Im Übrigen werden in- und ausländische Güter, die an Investoren verkauft werden, wegen der Sofortabschreibung grundsätzlich nicht besteuert. So gesehen braucht sich der deutsche Maschinenbau keine Sorgen zu machen. Im Gegenteil, seine Waren werden bei einer Cashflow-Steuer gegenüber dem Status quo sogar entlastet. Sicher: Man kann bei den Verkäufen an die Konsumenten eine Diskriminierung darin sehen, dass der deutsche Hersteller bereits in Deutschland eine Einkommensteuer auf seine Wertschöpfung gezahlt hat. Aber das ist ein deutsches und nicht ein amerikanisches Problem. Die Deutschen können ja genauso verfahren.

Um die angekündigte Steuerreform zu verstehen, lohnt ein Blick auf die europäische Mehrwertsteuer.

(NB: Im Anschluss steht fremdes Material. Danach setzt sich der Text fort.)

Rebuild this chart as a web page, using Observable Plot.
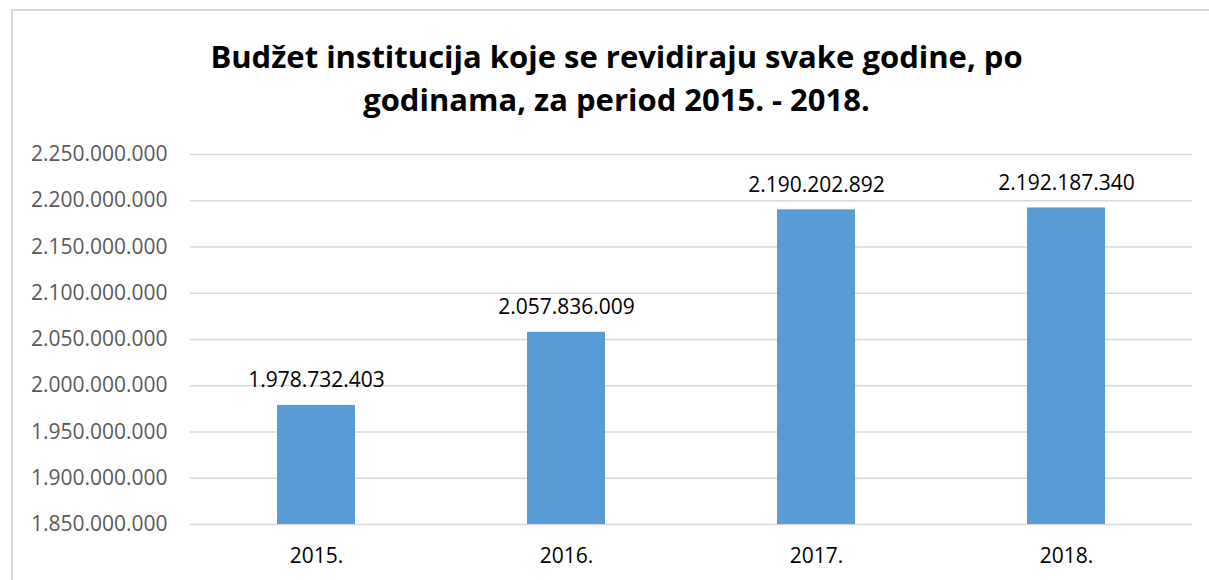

Auch sie ist eine Konsumsteuer, die eine Sofortabschreibung der Investitionen erlaubt und unabhängig von der möglichen Besteuerung der Importware im Ausland den gleichen steuerlichen Grenzausgleich hat, wie ihn die USA erwägen. Wenn Europa, wofür viel spräche, nicht auch eine Cashflow-Steuer einführen möchte, könnte es seine Mehrwertsteuersätze erhöhen und im Gegenzug die Einkommensteuersätze senken. Das würde die Doppelbelastung europäischer Exporte nach Amerika reduzieren. Zusammen mit einer Dollar-Aufwertung, die die wahrscheinliche Folge der US-Reform ist, bliebe dann kein Nachteil für europäische Exporteure mehr übrig.